An email from Fonterra chair John Wilson brings more bad news:

  • Today we reduced the current forecast Farmgate Milk Price for the 2014/15 season to $4.40 per kgMS. Along with the previously announced dividend range of 20-30 cents per share, the change amounts to a forecast Cash Payout of $4.60 – $4.70 for a fully shared-up farmer.
  • Today’s revision means there will also be a reduction to Advance Rate payments for August and September.  . .
  • The 10 cent reduction to the forecast reflects the reality that global commodity prices have not increased as expected.
  • World markets are over-supplied with dairy commodities after farmers globally increased production in response to the very good prices paid 12-18 months ago.  This supply imbalance has heightened due to continuing good growing conditions in most dairy producing regions. . .

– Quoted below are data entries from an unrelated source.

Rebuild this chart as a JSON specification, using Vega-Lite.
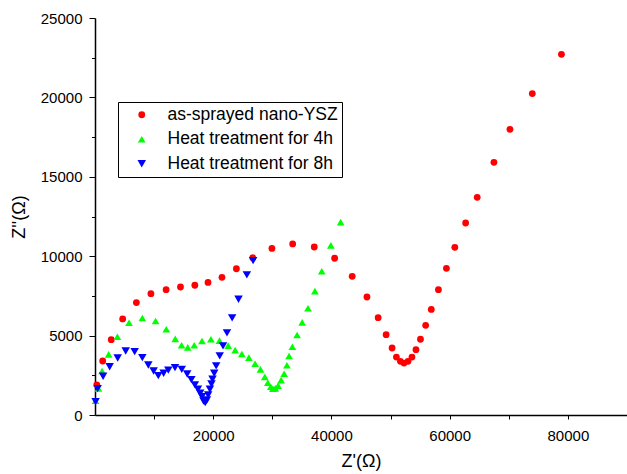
{
  "$schema": "https://vega.github.io/schema/vega-lite/v6.json",
  "width": 532,
  "height": 397,
  "autosize": {"type": "none"},
  "padding": {"left": 95, "top": 18, "right": 0, "bottom": 59},
  "background": "white",
  "config": {"view": {"stroke": null}, "font": "Liberation Sans"},
  "data": {
    "values": [
      {"s": "as-sprayed nano-YSZ", "zr": 300, "zi": 1900},
      {"s": "as-sprayed nano-YSZ", "zr": 1300, "zi": 3400},
      {"s": "as-sprayed nano-YSZ", "zr": 2750, "zi": 4740},
      {"s": "as-sprayed nano-YSZ", "zr": 4680, "zi": 6050},
      {"s": "as-sprayed nano-YSZ", "zr": 7000, "zi": 7080},
      {"s": "as-sprayed nano-YSZ", "zr": 9460, "zi": 7640},
      {"s": "as-sprayed nano-YSZ", "zr": 12030, "zi": 7890},
      {"s": "as-sprayed nano-YSZ", "zr": 14460, "zi": 8060},
      {"s": "as-sprayed nano-YSZ", "zr": 16890, "zi": 8170},
      {"s": "as-sprayed nano-YSZ", "zr": 19120, "zi": 8350},
      {"s": "as-sprayed nano-YSZ", "zr": 21480, "zi": 8670},
      {"s": "as-sprayed nano-YSZ", "zr": 23920, "zi": 9210},
      {"s": "as-sprayed nano-YSZ", "zr": 26690, "zi": 9910},
      {"s": "as-sprayed nano-YSZ", "zr": 29930, "zi": 10490},
      {"s": "as-sprayed nano-YSZ", "zr": 33440, "zi": 10770},
      {"s": "as-sprayed nano-YSZ", "zr": 37090, "zi": 10580},
      {"s": "as-sprayed nano-YSZ", "zr": 40540, "zi": 9870},
      {"s": "as-sprayed nano-YSZ", "zr": 43510, "zi": 8730},
      {"s": "as-sprayed nano-YSZ", "zr": 46010, "zi": 7430},
      {"s": "as-sprayed nano-YSZ", "zr": 47900, "zi": 6130},
      {"s": "as-sprayed nano-YSZ", "zr": 49250, "zi": 5060},
      {"s": "as-sprayed nano-YSZ", "zr": 50260, "zi": 4220},
      {"s": "as-sprayed nano-YSZ", "zr": 50990, "zi": 3650},
      {"s": "as-sprayed nano-YSZ", "zr": 51670, "zi": 3380},
      {"s": "as-sprayed nano-YSZ", "zr": 52270, "zi": 3270},
      {"s": "as-sprayed nano-YSZ", "zr": 52950, "zi": 3380},
      {"s": "as-sprayed nano-YSZ", "zr": 53620, "zi": 3650},
      {"s": "as-sprayed nano-YSZ", "zr": 54300, "zi": 4110},
      {"s": "as-sprayed nano-YSZ", "zr": 55060, "zi": 4770},
      {"s": "as-sprayed nano-YSZ", "zr": 55940, "zi": 5650},
      {"s": "as-sprayed nano-YSZ", "zr": 56890, "zi": 6650},
      {"s": "as-sprayed nano-YSZ", "zr": 58100, "zi": 7890},
      {"s": "as-sprayed nano-YSZ", "zr": 59450, "zi": 9235},
      {"s": "as-sprayed nano-YSZ", "zr": 60870, "zi": 10560},
      {"s": "as-sprayed nano-YSZ", "zr": 62700, "zi": 12090},
      {"s": "as-sprayed nano-YSZ", "zr": 64660, "zi": 13710},
      {"s": "as-sprayed nano-YSZ", "zr": 67490, "zi": 15910},
      {"s": "as-sprayed nano-YSZ", "zr": 70200, "zi": 17990},
      {"s": "as-sprayed nano-YSZ", "zr": 73980, "zi": 20240},
      {"s": "as-sprayed nano-YSZ", "zr": 78910, "zi": 22710},
      {"s": "Heat treatment for 4h", "zr": 100, "zi": 900},
      {"s": "Heat treatment for 4h", "zr": 575, "zi": 1680},
      {"s": "Heat treatment for 4h", "zr": 1200, "zi": 2770},
      {"s": "Heat treatment for 4h", "zr": 2310, "zi": 3820},
      {"s": "Heat treatment for 4h", "zr": 3790, "zi": 4930},
      {"s": "Heat treatment for 4h", "zr": 5760, "zi": 5810},
      {"s": "Heat treatment for 4h", "zr": 8010, "zi": 6110},
      {"s": "Heat treatment for 4h", "zr": 10250, "zi": 5920},
      {"s": "Heat treatment for 4h", "zr": 12060, "zi": 5400},
      {"s": "Heat treatment for 4h", "zr": 13580, "zi": 4790},
      {"s": "Heat treatment for 4h", "zr": 14650, "zi": 4390},
      {"s": "Heat treatment for 4h", "zr": 15690, "zi": 4260},
      {"s": "Heat treatment for 4h", "zr": 16790, "zi": 4390},
      {"s": "Heat treatment for 4h", "zr": 18090, "zi": 4660},
      {"s": "Heat treatment for 4h", "zr": 19610, "zi": 4770},
      {"s": "Heat treatment for 4h", "zr": 21060, "zi": 4680},
      {"s": "Heat treatment for 4h", "zr": 22530, "zi": 4370},
      {"s": "Heat treatment for 4h", "zr": 23710, "zi": 4090},
      {"s": "Heat treatment for 4h", "zr": 24840, "zi": 3840},
      {"s": "Heat treatment for 4h", "zr": 26030, "zi": 3610},
      {"s": "Heat treatment for 4h", "zr": 27090, "zi": 3230},
      {"s": "Heat treatment for 4h", "zr": 27990, "zi": 2870},
      {"s": "Heat treatment for 4h", "zr": 28730, "zi": 2400},
      {"s": "Heat treatment for 4h", "zr": 29240, "zi": 2030},
      {"s": "Heat treatment for 4h", "zr": 29740, "zi": 1780},
      {"s": "Heat treatment for 4h", "zr": 30100, "zi": 1650},
      {"s": "Heat treatment for 4h", "zr": 30500, "zi": 1680},
      {"s": "Heat treatment for 4h", "zr": 30980, "zi": 1850},
      {"s": "Heat treatment for 4h", "zr": 31480, "zi": 2200},
      {"s": "Heat treatment for 4h", "zr": 32000, "zi": 2600},
      {"s": "Heat treatment for 4h", "zr": 32470, "zi": 3130},
      {"s": "Heat treatment for 4h", "zr": 32830, "zi": 3715},
      {"s": "Heat treatment for 4h", "zr": 33390, "zi": 4300},
      {"s": "Heat treatment for 4h", "zr": 34190, "zi": 5040},
      {"s": "Heat treatment for 4h", "zr": 35050, "zi": 5830},
      {"s": "Heat treatment for 4h", "zr": 36030, "zi": 6720},
      {"s": "Heat treatment for 4h", "zr": 37200, "zi": 7800},
      {"s": "Heat treatment for 4h", "zr": 38360, "zi": 9050},
      {"s": "Heat treatment for 4h", "zr": 39900, "zi": 10680},
      {"s": "Heat treatment for 4h", "zr": 41560, "zi": 12150},
      {"s": "Heat treatment for 8h", "zr": 100, "zi": 840},
      {"s": "Heat treatment for 8h", "zr": 450, "zi": 1660},
      {"s": "Heat treatment for 8h", "zr": 1370, "zi": 2440},
      {"s": "Heat treatment for 8h", "zr": 2480, "zi": 3040},
      {"s": "Heat treatment for 8h", "zr": 3840, "zi": 3590},
      {"s": "Heat treatment for 8h", "zr": 5190, "zi": 4030},
      {"s": "Heat treatment for 8h", "zr": 6710, "zi": 3990},
      {"s": "Heat treatment for 8h", "zr": 8010, "zi": 3610},
      {"s": "Heat treatment for 8h", "zr": 9020, "zi": 3150},
      {"s": "Heat treatment for 8h", "zr": 9920, "zi": 2770},
      {"s": "Heat treatment for 8h", "zr": 10710, "zi": 2480},
      {"s": "Heat treatment for 8h", "zr": 11610, "zi": 2630},
      {"s": "Heat treatment for 8h", "zr": 12400, "zi": 2830},
      {"s": "Heat treatment for 8h", "zr": 13530, "zi": 2980},
      {"s": "Heat treatment for 8h", "zr": 14680, "zi": 2870},
      {"s": "Heat treatment for 8h", "zr": 15600, "zi": 2580},
      {"s": "Heat treatment for 8h", "zr": 16300, "zi": 2230},
      {"s": "Heat treatment for 8h", "zr": 16900, "zi": 1900},
      {"s": "Heat treatment for 8h", "zr": 17410, "zi": 1620},
      {"s": "Heat treatment for 8h", "zr": 17800, "zi": 1380},
      {"s": "Heat treatment for 8h", "zr": 18090, "zi": 1150},
      {"s": "Heat treatment for 8h", "zr": 18360, "zi": 880},
      {"s": "Heat treatment for 8h", "zr": 18650, "zi": 775},
      {"s": "Heat treatment for 8h", "zr": 18930, "zi": 945},
      {"s": "Heat treatment for 8h", "zr": 19150, "zi": 1260},
      {"s": "Heat treatment for 8h", "zr": 19440, "zi": 1620},
      {"s": "Heat treatment for 8h", "zr": 19710, "zi": 1950},
      {"s": "Heat treatment for 8h", "zr": 19880, "zi": 2250},
      {"s": "Heat treatment for 8h", "zr": 20170, "zi": 2630},
      {"s": "Heat treatment for 8h", "zr": 20500, "zi": 3090},
      {"s": "Heat treatment for 8h", "zr": 21100, "zi": 3720},
      {"s": "Heat treatment for 8h", "zr": 21660, "zi": 4350},
      {"s": "Heat treatment for 8h", "zr": 22330, "zi": 5170},
      {"s": "Heat treatment for 8h", "zr": 23200, "zi": 6120},
      {"s": "Heat treatment for 8h", "zr": 24280, "zi": 7290},
      {"s": "Heat treatment for 8h", "zr": 25690, "zi": 8820},
      {"s": "Heat treatment for 8h", "zr": 26750, "zi": 9720}
    ]
  },
  "mark": {"type": "point", "filled": true, "opacity": 1, "strokeWidth": 0},
  "encoding": {
    "x": {
      "field": "zr",
      "type": "quantitative",
      "scale": {"domain": [0, 90000], "nice": false, "zero": false},
      "axis": {
        "title": "Z'(Ω)",
        "values": [10000, 20000, 30000, 40000, 50000, 60000, 70000, 80000],
        "format": "d",
        "labelExpr": "datum.value % 20000 === 0 ? datum.label : ''",
        "grid": false,
        "domainColor": "black",
        "domainWidth": 1.5,
        "tickColor": "black",
        "tickWidth": 1,
        "tickSize": 4,
        "labelFontSize": 15,
        "labelColor": "black",
        "labelPadding": 9,
        "labelFlush": false,
        "labelOverlap": false,
        "titleFontSize": 18,
        "titleFontWeight": "normal",
        "titleColor": "black",
        "titlePadding": 9
      }
    },
    "y": {
      "field": "zi",
      "type": "quantitative",
      "scale": {"domain": [0, 25000], "nice": false},
      "axis": {
        "title": "Z''(Ω)",
        "values": [0, 2500, 5000, 7500, 10000, 12500, 15000, 17500, 20000, 22500, 25000],
        "format": "d",
        "labelExpr": "datum.value % 5000 === 0 ? datum.label : ''",
        "grid": false,
        "domainColor": "black",
        "domainWidth": 1.5,
        "tickColor": "black",
        "tickWidth": 1,
        "tickSize": {"condition": {"test": "datum.value % 5000 === 0", "value": 6}, "value": 3.5},
        "labelFontSize": 15,
        "labelColor": "black",
        "labelPadding": 7,
        "labelFlush": false,
        "labelOverlap": false,
        "titleFontSize": 18,
        "titleFontWeight": "normal",
        "titleColor": "black",
        "titlePadding": 12
      }
    },
    "size": {
      "field": "s",
      "type": "nominal",
      "scale": {
        "domain": ["as-sprayed nano-YSZ", "Heat treatment for 4h", "Heat treatment for 8h"],
        "range": [46, 72, 72]
      },
      "legend": null
    },
    "color": {
      "field": "s",
      "type": "nominal",
      "scale": {
        "domain": ["as-sprayed nano-YSZ", "Heat treatment for 4h", "Heat treatment for 8h"],
        "range": ["#ff0000", "#00ff00", "#0000ff"]
      },
      "legend": {
        "orient": "none",
        "legendX": 23,
        "legendY": 84,
        "title": null,
        "strokeColor": "black",
        "fillColor": "white",
        "padding": 4,
        "labelFontSize": 17.5,
        "labelColor": "black",
        "labelLimit": 400,
        "symbolSize": 34,
        "symbolOffset": 11,
        "labelOffset": 17,
        "rowPadding": 5.5
      }
    },
    "shape": {
      "field": "s",
      "type": "nominal",
      "scale": {
        "domain": ["as-sprayed nano-YSZ", "Heat treatment for 4h", "Heat treatment for 8h"],
        "range": ["circle", "triangle-up", "triangle-down"]
      },
      "legend": {
        "orient": "none",
        "legendX": 23,
        "legendY": 84,
        "title": null,
        "strokeColor": "black",
        "fillColor": "white",
        "padding": 4,
        "labelFontSize": 17.5,
        "labelColor": "black",
        "labelLimit": 400,
        "symbolSize": 34,
        "symbolOffset": 11,
        "labelOffset": 17,
        "rowPadding": 5.5
      }
    }
  }
}
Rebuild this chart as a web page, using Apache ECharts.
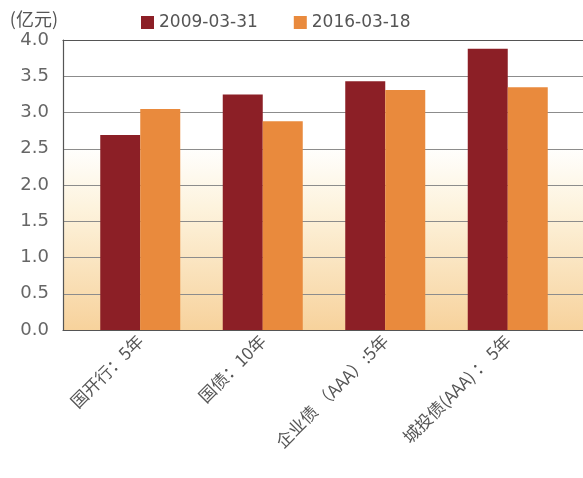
<!DOCTYPE html>
<html><head><meta charset="utf-8">
<script src="https://cdn.jsdelivr.net/npm/echarts@6/dist/echarts.min.js"></script>
<style>html,body{margin:0;padding:0;background:#fff}#c{width:583px;height:478px}</style>
</head><body><div id="c"></div>
<script>
const categories = ['国开行：5年', '国债：10年', '企业债 （AAA）:5年', '城投债(AAA) ： 5年'];
const seriesNames = ['2009-03-31', '2016-03-18'];
const values2009 = [2.69, 3.25, 3.43, 3.88];
const values2016 = [3.05, 2.88, 3.31, 3.35];
const yTicks = { min: 0, max: 4, interval: 0.5 };
const unitLabel = '(亿元)';

const chart = echarts.init(document.getElementById('c'));
const font = '"Noto Sans CJK SC", "Noto Sans", sans-serif';
const numFont = '"DejaVu Sans", "Noto Sans", sans-serif';
chart.setOption({
  animation: false,
  backgroundColor: '#fff',
  textStyle: { fontFamily: font },
  legend: {
    data: seriesNames, top: 9, left: 136, itemWidth: 13, itemHeight: 13, itemGap: 36,
    icon: 'rect',
    textStyle: { fontSize: 17, color: '#555', fontFamily: numFont }
  },
  grid: [
    { left: 63, top: 40, right: -40, height: 290, show: true, borderWidth: 0,
      backgroundColor: new echarts.graphic.LinearGradient(0, 0, 0, 1, [
        { offset: 0, color: '#ffffff' },
        { offset: 0.36, color: '#ffffff' },
        { offset: 0.58, color: '#fdf3dd' },
        { offset: 1, color: '#f7d29c' }
      ]) },
    { left: 79, top: 40, width: 490, height: 290 }
  ],
  xAxis: [
    { gridIndex: 0, type: 'category', data: [''], position: 'bottom',
      axisLine: { show: true, lineStyle: { color: '#555', width: 1.2 } },
      axisTick: { show: false }, axisLabel: { show: false } },
    { gridIndex: 0, type: 'category', data: [''], position: 'top',
      axisLine: { show: true, lineStyle: { color: '#555', width: 1.2 } },
      axisTick: { show: false }, axisLabel: { show: false } },
    { gridIndex: 1, type: 'category', data: categories,
      axisLine: { show: false }, axisTick: { show: false },
      axisLabel: { rotate: 45, margin: 8, fontSize: 17, color: '#555', fontFamily: font, interval: 0 } }
  ],
  yAxis: [
    { gridIndex: 0, type: 'value', min: yTicks.min, max: yTicks.max, interval: yTicks.interval,
      name: unitLabel, nameLocation: 'end', nameGap: 12,
      nameTextStyle: { fontSize: 18, color: '#555', align: 'right', padding: [0, 5, 0, 0], fontFamily: font },
      axisLine: { show: true, lineStyle: { color: '#555', width: 1.2 } },
      axisTick: { show: false },
      axisLabel: { fontSize: 18, color: '#666', margin: 14, fontFamily: numFont, formatter: v => v.toFixed(1) },
      splitLine: { show: true, lineStyle: { color: '#8c8c8c', width: 1 } } },
    { gridIndex: 1, type: 'value', min: yTicks.min, max: yTicks.max, interval: yTicks.interval, show: false,
      splitLine: { show: false } }
  ],
  series: [
    { name: seriesNames[0], type: 'bar', xAxisIndex: 2, yAxisIndex: 1, data: values2009,
      barWidth: 40, barGap: '0%', itemStyle: { color: '#8c1f26' } },
    { name: seriesNames[1], type: 'bar', xAxisIndex: 2, yAxisIndex: 1, data: values2016,
      barWidth: 40, barGap: '0%', itemStyle: { color: '#e98a3d' } }
  ]
});
</script></body></html>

This is unexpected and unwelcome but there is better news for next season:

  • We have also announced today our opening forecast Farmgate Milk Price of $5.25 per kgMS for the 2015/16 season.
  • The forecast Cash Payout will be available after we determine forecast earnings for the 2016 financial year, in July.
  • The Advance Rate will begin at 70 per cent of the forecast Farmgate Milk Price, with an opening rate of $3.66 per kgMS. . .
  • Our forecast takes into account factors including global milk production forecasts, the economic outlook of major dairy importers, current inventory levels and geopolitical events.
  • Prices are expected to recover going forward, with a rebalancing of supply and demand over the season.
  • However it is more difficult to say exactly when this recovery will lead to a sustained price improvement, and we recommend caution with your on-farm budgets at this early stage in the season.

Contractors are already finding farm work has dried up.

They and others who service and supply farmers will be sharing the pain until the payout picks up.

2 Responses to Fonterra drops 2014-15 forecast, 2015-16 forecast better

  1. Tom Hunter says:

    Amazing. No comments on a big (and bad) story about one of our biggest industries, And this on a farming blog.

    Okay. What does it say about the ten year strategic plan that Fonterra has been pursuing in an effort to insulate dairy farmers from boom and bust cycles?

    It says that it has failed. Increased global production of the basic commodity has thrown all other dairy products into the same hole. All the efforts to establish seamless connections between Fonterra and the likes of Nestle and Kraft (“preferred supplier” and all that) in order to reduce the ups and downs of a commodity market, have not worked.

    Perhaps I’m being unfair, in that the strategy is not yet complete: I see it has been pushed out to 2021!!!

    Of course the key question for some (many?) average Fonterra dairy farmers is whether they want to continue to hold hundreds of thousands of dollars in Fonterra shares simply for the right to supply milk to the company. After years of farmers fighting against the concept of freely traded shares it’s quote ironic to think that many must now be wishing for that very thing.

  2. homepaddock says:

    Tom – a lot of people read without commenting though what generates comments and what doesn’t often bemuses me.

    One reason suppliers have resisted the sale of shares is that shareholders can gain at suppliers’ expense and the interests of outside shareholders aren’t always those of the suppliers.